### TO DO
Copy all the data exactly, except the pictures.
Start of DATA
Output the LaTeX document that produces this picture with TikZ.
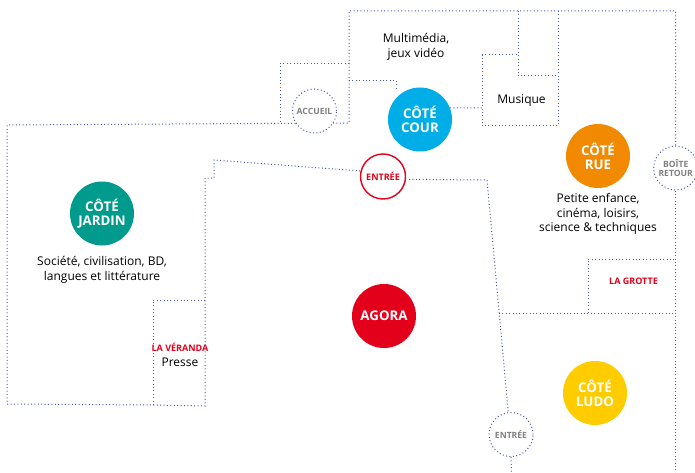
\documentclass[tikz,border=0pt]{standalone}
\usepackage{fontspec}
\setmainfont{Open Sans}
\definecolor{plan}{HTML}{4A58A8}
\definecolor{cjardin}{HTML}{009B8D}
\definecolor{ccour}{HTML}{00ADE6}
\definecolor{crue}{HTML}{F18A00}
\definecolor{cludo}{HTML}{FFCC00}
\definecolor{cagora}{HTML}{E2001A}
\definecolor{cgrey}{HTML}{808080}
\tikzset{
  wall/.style={draw=plan,line width=1pt,dash pattern=on 1pt off 2.4pt},
  zone/.style={circle,minimum size=64pt,inner sep=0pt,align=center,text=white,font=\fontsize{13.3}{14.2}\selectfont\bfseries},
  door/.style={circle,minimum size=44pt,inner sep=0pt,align=center,text=cgrey,font=\fontsize{8.6}{9.5}\selectfont\bfseries,wall},
  label/.style={align=center,text=black,font=\fontsize{12}{14.7}\selectfont},
  redlabel/.style={align=center,text=cagora,font=\fontsize{9}{10}\selectfont\bfseries}
}
\begin{document}
\begin{tikzpicture}[x=1pt,y=-1pt]
\useasboundingbox (0,0) rectangle (695,473);
% zones
\node[zone,fill=cjardin] (jardin) at (102,213.5) {CÔTÉ\\JARDIN};
\node[zone,fill=ccour] (cour) at (420,119.5) {CÔTÉ\\COUR};
\node[zone,fill=crue] (rue) at (598,156) {CÔTÉ\\RUE};
\node[zone,fill=cludo] (ludo) at (595,393) {CÔTÉ\\LUDO};
\node[zone,fill=cagora] (agora) at (384,316) {AGORA};
% doors
\node[door] (accueil) at (314.5,111) {ACCUEIL};
\node[door] (boite) at (675.7,168) {BOÎTE\\RETOUR};
\node[door] (entree2) at (511,434.5) {ENTRÉE};
\node[circle,minimum size=45pt,inner sep=0pt,draw=cagora,line width=1.4pt,text=cagora,font=\fontsize{9}{10}\selectfont\bfseries] (entree1) at (383,176.5) {ENTRÉE};
% labels
\node[label] (multi) at (416,46.5) {Multimédia,\\jeux vidéo};
\node[label] (musique) at (521.5,101) {Musique};
\node[label] (jtext) at (102,269.5) {Société, civilisation, BD,\\langues et littérature};
\node[label] (rtext) at (598,214) {Petite enfance,\\cinéma, loisirs,\\science \& techniques};
\node[label] (presse) at (180,362) {Presse};
\node[redlabel] (veranda) at (180,347.5) {LA VÉRANDA};
\node[redlabel] (grotte) at (633.5,281) {LA GROTTE};
% free points
\coordinate (tl) at (349,11);
\coordinate (tr) at (675.7,11);
\coordinate (br) at (675.7,473);
\coordinate (bent) at (511.5,473);
% walls
\draw[wall] (boite.north) -- (tr) -- (tl) -- (349,123) -- (accueil.-33);
\draw[wall] (boite.south) -- (br);
\draw[wall] (518,11) -- (518,76) -- (558,76);
\draw[wall] (558,11) -- (558,126) -- (482,126) -- (482,55) -- (518,55);
\draw[wall] (cour.21) -- (482,108);
\draw[wall] (349,80.5) -- (396,80.5) -- (396,91);
\draw[wall] (349,64) -- (280,64) -- (280,123);
\draw[wall] (accueil.-147) -- (7,125) -- (7,404) -- (153,405) -- (205,406) -- (205,178) -- (214,178) -- (214,160) -- (entree1.166);
\draw[wall] (153,405) -- (153,300) -- (205,300);
\draw[wall,shorten <=3pt] (entree1.-7) -- (487,180) -- (entree2.97);
\draw[wall] (entree2.south) -- (bent);
\draw[wall] (499,313) -- (675.7,313);
\draw[wall] (588,313) -- (588,259) -- (675.7,259);
\end{tikzpicture}
\end{document}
End of DATA
### RESULT OF THIS TASK
Output the LaTeX document that produces this picture with TikZ.
\documentclass[tikz,border=0pt]{standalone}
\usepackage{fontspec}
\setmainfont{Open Sans}
\definecolor{plan}{HTML}{4A58A8}
\definecolor{cjardin}{HTML}{009B8D}
\definecolor{ccour}{HTML}{00ADE6}
\definecolor{crue}{HTML}{F18A00}
\definecolor{cludo}{HTML}{FFCC00}
\definecolor{cagora}{HTML}{E2001A}
\definecolor{cgrey}{HTML}{808080}
\tikzset{
  wall/.style={draw=plan,line width=1pt,dash pattern=on 1pt off 2.4pt},
  zone/.style={circle,minimum size=64pt,inner sep=0pt,align=center,text=white,font=\fontsize{13.3}{14.2}\selectfont\bfseries},
  door/.style={circle,minimum size=44pt,inner sep=0pt,align=center,text=cgrey,font=\fontsize{8.6}{9.5}\selectfont\bfseries,wall},
  label/.style={align=center,text=black,font=\fontsize{12}{14.7}\selectfont},
  redlabel/.style={align=center,text=cagora,font=\fontsize{9}{10}\selectfont\bfseries}
}
\begin{document}
\begin{tikzpicture}[x=1pt,y=-1pt]
\useasboundingbox (0,0) rectangle (695,473);
% zones
\node[zone,fill=cjardin] (jardin) at (102,213.5) {CÔTÉ\\JARDIN};
\node[zone,fill=ccour] (cour) at (420,119.5) {CÔTÉ\\COUR};
\node[zone,fill=crue] (rue) at (598,156) {CÔTÉ\\RUE};
\node[zone,fill=cludo] (ludo) at (595,393) {CÔTÉ\\LUDO};
\node[zone,fill=cagora] (agora) at (384,316) {AGORA};
% doors
\node[door] (accueil) at (314.5,111) {ACCUEIL};
\node[door] (boite) at (675.7,168) {BOÎTE\\RETOUR};
\node[door] (entree2) at (511,434.5) {ENTRÉE};
\node[circle,minimum size=45pt,inner sep=0pt,draw=cagora,line width=1.4pt,text=cagora,font=\fontsize{9}{10}\selectfont\bfseries] (entree1) at (383,176.5) {ENTRÉE};
% labels
\node[label] (multi) at (416,46.5) {Multimédia,\\jeux vidéo};
\node[label] (musique) at (521.5,101) {Musique};
\node[label] (jtext) at (102,269.5) {Société, civilisation, BD,\\langues et littérature};
\node[label] (rtext) at (598,214) {Petite enfance,\\cinéma, loisirs,\\science \& techniques};
\node[label] (presse) at (180,362) {Presse};
\node[redlabel] (veranda) at (180,347.5) {LA VÉRANDA};
\node[redlabel] (grotte) at (633.5,281) {LA GROTTE};
% free points
\coordinate (tl) at (349,11);
\coordinate (tr) at (675.7,11);
\coordinate (br) at (675.7,473);
\coordinate (bent) at (511.5,473);
% walls
\draw[wall] (boite.north) -- (tr) -- (tl) -- (349,123) -- (accueil.-33);
\draw[wall] (boite.south) -- (br);
\draw[wall] (518,11) -- (518,76) -- (558,76);
\draw[wall] (558,11) -- (558,126) -- (482,126) -- (482,55) -- (518,55);
\draw[wall] (cour.21) -- (482,108);
\draw[wall] (349,80.5) -- (396,80.5) -- (396,91);
\draw[wall] (349,64) -- (280,64) -- (280,123);
\draw[wall] (accueil.-147) -- (7,125) -- (7,404) -- (153,405) -- (205,406) -- (205,178) -- (214,178) -- (214,160) -- (entree1.166);
\draw[wall] (153,405) -- (153,300) -- (205,300);
\draw[wall,shorten <=3pt] (entree1.-7) -- (487,180) -- (entree2.97);
\draw[wall] (entree2.south) -- (bent);
\draw[wall] (499,313) -- (675.7,313);
\draw[wall] (588,313) -- (588,259) -- (675.7,259);
\end{tikzpicture}
\end{document}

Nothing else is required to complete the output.